Set exercise:
Copy the material below verbatim from the line with "Give me the" to the line with "var seriesNames = ['Without", both lines included, omitting pictures and every line outside that range.

Extracted records:

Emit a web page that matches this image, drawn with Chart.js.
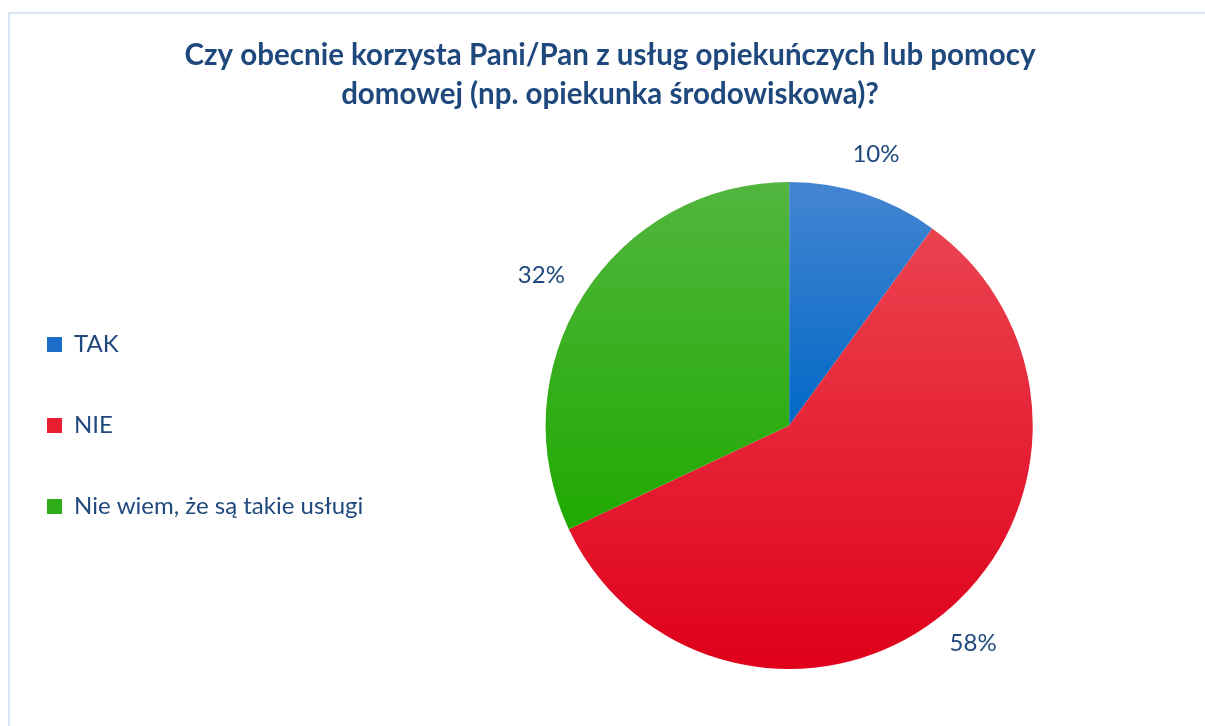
<!DOCTYPE html>
<html>
<head>
<meta charset="utf-8">
<script src="https://cdn.jsdelivr.net/npm/chart.js@4.4.1/dist/chart.umd.min.js"></script>
<style>
  html, body { margin: 0; padding: 0; background: #fff; overflow: hidden; }
  #wrap { position: relative; width: 1205px; height: 726px; }
  #frame { position: absolute; left: 8px; top: 12px; right: -10px; bottom: -10px; border: 2px solid #D9E5F4; }
  canvas { position: absolute; left: 0; top: 0; }
</style>
</head>
<body>
<div id="wrap">
  <div id="frame"></div>
  <canvas id="chartUslugi" width="1205" height="726"></canvas>
</div>
<script>
// --- Dane ---
const categories = ['TAK', 'NIE', 'Nie wiem, że są takie usługi'];
const shares = [10, 58, 32];
const titleLines = ['Czy obecnie korzysta Pani/Pan z usług opiekuńczych lub pomocy', 'domowej (np. opiekunka środowiskowa)?'];

// kolory: [jasny, ciemny, pozycja ciemnego]
const gradColors = [
  ['#4585D2', '#0068C6', 0.5],
  ['#EC4A55', '#E0001B', 1.0],
  ['#52B63F', '#1FA900', 0.72]
];
const legendColors = ['#1C6DC8', '#E81E30', '#2EAD18'];
const textColor = '#1F497D';

function sliceFill(ctx) {
  const chart = ctx.chart;
  const area = chart.chartArea;
  const c = gradColors[ctx.dataIndex % gradColors.length];
  if (!area) return c[1];
  const r = Math.min(area.right - area.left, area.bottom - area.top) / 2;
  const cy = (area.top + area.bottom) / 2;
  const g = chart.ctx.createLinearGradient(0, cy - r, 0, cy + r);
  g.addColorStop(0, c[0]);
  g.addColorStop(c[2], c[1]);
  if (c[2] < 1) g.addColorStop(1, c[1]);
  return g;
}

// etykiety procentowe na zewnątrz wycinków
const outsideLabels = {
  id: 'outsideLabels',
  afterDatasetsDraw(chart) {
    const ctx = chart.ctx;
    const meta = chart.getDatasetMeta(0);
    ctx.save();
    ctx.font = '24px Lato';
    ctx.fillStyle = textColor;
    ctx.textAlign = 'center';
    ctx.textBaseline = 'middle';
    meta.data.forEach((arc, i) => {
      const p = arc.getProps(['x', 'y', 'startAngle', 'endAngle', 'outerRadius'], true);
      const mid = (p.startAngle + p.endAngle) / 2;
      const w = ctx.measureText(shares[i] + '%').width;
      const rr = p.outerRadius + 30;
      const x = p.x + Math.cos(mid) * (rr + w / 2 * Math.abs(Math.cos(mid)));
      const y = p.y + Math.sin(mid) * (rr + 12 * Math.abs(Math.sin(mid)));
      ctx.fillText(shares[i] + '%', x, y);
    });
    ctx.restore();
  }
};

new Chart(document.getElementById('chartUslugi').getContext('2d'), {
  type: 'pie',
  data: {
    labels: categories,
    datasets: [{ data: shares, backgroundColor: sliceFill, borderWidth: 0 }]
  },
  options: {
    responsive: false, animation: false,
    layout: { padding: { top: 0, left: -10, right: -25, bottom: 57 } },
    plugins: {
      title: {
        display: true, text: titleLines, color: textColor,
        font: { family: 'Lato', size: 29.5, weight: 'bold', lineHeight: 1.32 },
        padding: { top: 36, bottom: 68 }
      },
      legend: {
        position: 'left',
        fullSize: false,
        labels: {
          font: { family: 'Lato', size: 24 }, color: textColor,
          boxWidth: 15, boxHeight: 15, padding: 57,
          generateLabels: chart => categories.map((c, i) => ({
            text: c, fillStyle: legendColors[i], strokeStyle: legendColors[i], lineWidth: 0,
            fontColor: textColor, hidden: false, index: i
          }))
        }
      },
      tooltip: { enabled: false }
    }
  },
  plugins: [outsideLabels]
});
</script>
</body>
</html>
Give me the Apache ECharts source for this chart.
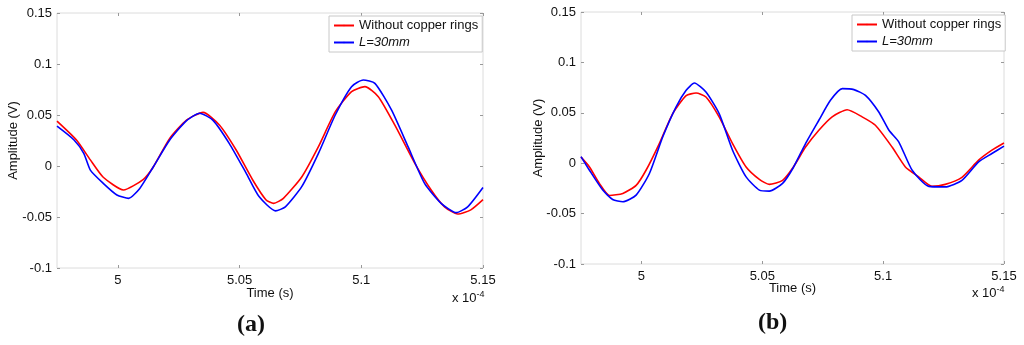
<!DOCTYPE html>
<html>
<head>
<meta charset="utf-8">
<script src="https://cdn.jsdelivr.net/npm/echarts@6/dist/echarts.min.js"></script>
<style>
html,body{margin:0;padding:0;background:#fff;}
#c{width:1024px;height:345px;}
</style>
</head>
<body>
<div id="c"></div>
<script>
// Time in units of 1e-4 s
var xTicks = [5, 5.05, 5.1, 5.15];
var yTicks = [-0.1, -0.05, 0, 0.05, 0.1, 0.15];
var seriesNames = ['Without copper rings', 'L=30mm'];

// Panel (a)
var tA_red = [4.975,4.983,4.9887,4.994,5.0023,5.0105,5.0146,5.0213,5.0282,5.035,5.0418,5.0486,5.0554,5.0608,5.064,5.068,5.0756,5.0824,5.0893,5.096,5.1015,5.107,5.1138,5.122,5.1287,5.1342,5.1396,5.145,5.15];
var vA_red = [0.044,0.0255,0.006,-0.011,-0.0235,-0.013,-0.0007,0.027,0.045,0.0526,0.040,0.0157,-0.0137,-0.033,-0.0366,-0.0317,-0.0105,0.019,0.053,0.073,0.0778,0.068,0.040,0.0026,-0.0235,-0.040,-0.047,-0.043,-0.033];
var tA_blue = [4.975,4.982,4.986,4.9887,4.994,4.9996,5.0044,5.009,5.0146,5.0213,5.028,5.0336,5.039,5.0458,5.0527,5.058,5.0648,5.0688,5.0756,5.0824,5.0893,5.096,5.1008,5.1056,5.1124,5.1192,5.126,5.1328,5.139,5.1437,5.15];
var vA_blue = [0.039,0.0255,0.0124,-0.004,-0.017,-0.0284,-0.0317,-0.022,-0.0007,0.0255,0.044,0.0517,0.045,0.022,-0.007,-0.030,-0.044,-0.040,-0.020,0.0124,0.050,0.0778,0.0843,0.081,0.055,0.019,-0.017,-0.0366,-0.0457,-0.040,-0.021];

// Panel (b)
var tB_red = [4.975,4.9785,4.9826,4.9868,4.9923,4.9978,5.0019,5.0074,5.0129,5.0185,5.0226,5.0267,5.0322,5.0377,5.0433,5.0488,5.0529,5.0584,5.0628,5.0679,5.0734,5.0789,5.0851,5.0913,5.0968,5.1037,5.1092,5.1147,5.1202,5.1257,5.1326,5.1395,5.145,5.15];
var vB_red = [0.006,-0.0037,-0.020,-0.032,-0.030,-0.022,-0.007,0.0195,0.049,0.067,0.0696,0.0657,0.0458,0.0195,-0.0037,-0.016,-0.021,-0.017,-0.004,0.016,0.0327,0.046,0.053,0.046,0.0376,0.016,-0.0037,-0.0136,-0.023,-0.021,-0.014,0.003,0.0129,0.020];
var tB_blue = [4.975,4.9785,4.984,4.9881,4.9923,4.9978,5.0033,5.0088,5.0143,5.0185,5.0219,5.0267,5.0322,5.0377,5.0433,5.0488,5.0529,5.0584,5.0628,5.0679,5.0734,5.0782,5.0831,5.0879,5.0927,5.0982,5.1024,5.1065,5.112,5.1189,5.1257,5.1326,5.1395,5.145,5.15];
var vB_blue = [0.0066,-0.007,-0.0267,-0.036,-0.0383,-0.0317,-0.0102,0.026,0.0557,0.0723,0.0795,0.0706,0.049,0.0129,-0.0136,-0.0267,-0.0277,-0.020,-0.0045,0.0195,0.0426,0.0624,0.074,0.073,0.0673,0.0508,0.0327,0.021,-0.007,-0.023,-0.0235,-0.017,0.0013,0.0096,0.017];

function zip(t, v){ return t.map(function(x,i){ return [x, v[i]]; }); }

var FONT = '"Liberation Sans", Arial, sans-serif';
var grids = [
  {left:57, top:13, width:426, height:255},
  {left:581, top:12, width:423, height:252}
];
var nameGapX = [19, 18];
var nameGapY = [37, 36];

function fmt(v){ return String(+v.toFixed(3)); }

function xAx(i, top){
  return {
    type:'value', gridIndex:i, min:4.975, max:5.15, position: top ? 'top' : 'bottom',
    name: top ? '' : 'Time (s)', nameLocation:'middle', nameGap:nameGapX[i], nameMoveOverlap:false,
    nameTextStyle:{color:'#111', fontSize:13, fontFamily:FONT},
    axisLine:{show:false, onZero:false},
    axisTick:{show:true, inside:true, length:3, lineStyle:{color:'#999'}, customValues:xTicks},
    axisLabel:{show:!top, color:'#111', fontSize:13, fontFamily:FONT, margin:6, customValues:xTicks, formatter:fmt},
    splitLine:{show:false}
  };
}
function yAx(i, right){
  return {
    type:'value', gridIndex:i, min:-0.1, max:0.15, interval:0.05, position: right ? 'right' : 'left',
    name: right ? '' : 'Amplitude (V)', nameLocation:'middle', nameGap:nameGapY[i], nameMoveOverlap:false,
    nameTextStyle:{color:'#111', fontSize:13, fontFamily:FONT},
    axisLine:{show:false, onZero:false},
    axisTick:{show:true, inside:true, length:3, lineStyle:{color:'#999'}},
    axisLabel:{show:!right, color:'#111', fontSize:13, fontFamily:FONT, margin:5, formatter:fmt},
    splitLine:{show:false}
  };
}

function mkSeries(name, data, color, i){
  return {
    name:name, type:'line', xAxisIndex:i, yAxisIndex:i, data:data,
    symbol:'none', smooth:0.2, animation:false,
    lineStyle:{color:color, width:1.6}, itemStyle:{color:color}
  };
}

function mkLegend(i, left, top){
  return {
    orient:'vertical', left:left, top:top,
    data:seriesNames,
    itemWidth:20, itemHeight:2, itemGap:4, padding:[3,4,3,4],
    borderColor:'#c8c8c8', borderWidth:1, backgroundColor:'#fff',
    formatter:function(n){ return n === seriesNames[1] ? '{i|' + n + '}' : n; },
    textStyle:{color:'#111', fontSize:13, fontFamily:FONT, rich:{i:{fontStyle:'italic', fontSize:13, fontFamily:FONT, color:'#111'}}}
  };
}

var chart = echarts.init(document.getElementById('c'), null, {renderer:'canvas'});
chart.setOption({
  animation:false,
  backgroundColor:'#fff',
  grid: grids.map(function(g){ return Object.assign({show:true, borderColor:'#dcdcdc', borderWidth:1, backgroundColor:'#fff'}, g); }),
  xAxis:[xAx(0,false), xAx(1,false), xAx(0,true), xAx(1,true)],
  yAxis:[yAx(0,false), yAx(1,false), yAx(0,true), yAx(1,true)],
  legend:[mkLegend(0, 329, 16), mkLegend(1, 852, 15)],
  series:[
    mkSeries(seriesNames[0], zip(tA_red, vA_red), '#ff0000', 0),
    mkSeries(seriesNames[1], zip(tA_blue, vA_blue), '#0000ff', 0),
    mkSeries(seriesNames[0], zip(tB_red, vB_red), '#ff0000', 1),
    mkSeries(seriesNames[1], zip(tB_blue, vB_blue), '#0000ff', 1)
  ],
  graphic:[
    {type:'text', left:452, top:290, style:{text:'x 10{s|-4}', fill:'#111', font:'13px ' + FONT, rich:{s:{fontSize:9, fontFamily:FONT, fill:'#111', verticalAlign:'top', padding:[0,0,8,0]}}}},
    {type:'text', left:972, top:285, style:{text:'x 10{s|-4}', fill:'#111', font:'13px ' + FONT, rich:{s:{fontSize:9, fontFamily:FONT, fill:'#111', verticalAlign:'top', padding:[0,0,8,0]}}}},
    {type:'text', left:237, top:313, style:{text:'(a)', fill:'#111', font:'bold 24px "Liberation Serif", "Times New Roman", serif'}},
    {type:'text', left:758, top:311, style:{text:'(b)', fill:'#111', font:'bold 24px "Liberation Serif", "Times New Roman", serif'}}
  ]
});
</script>
</body>
</html>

Exercise solution:
Give me the Apache ECharts source for this chart.
<!DOCTYPE html>
<html>
<head>
<meta charset="utf-8">
<script src="https://cdn.jsdelivr.net/npm/echarts@6/dist/echarts.min.js"></script>
<style>
html,body{margin:0;padding:0;background:#fff;}
#c{width:1024px;height:345px;}
</style>
</head>
<body>
<div id="c"></div>
<script>
// Time in units of 1e-4 s
var xTicks = [5, 5.05, 5.1, 5.15];
var yTicks = [-0.1, -0.05, 0, 0.05, 0.1, 0.15];
var seriesNames = ['Without copper rings', 'L=30mm'];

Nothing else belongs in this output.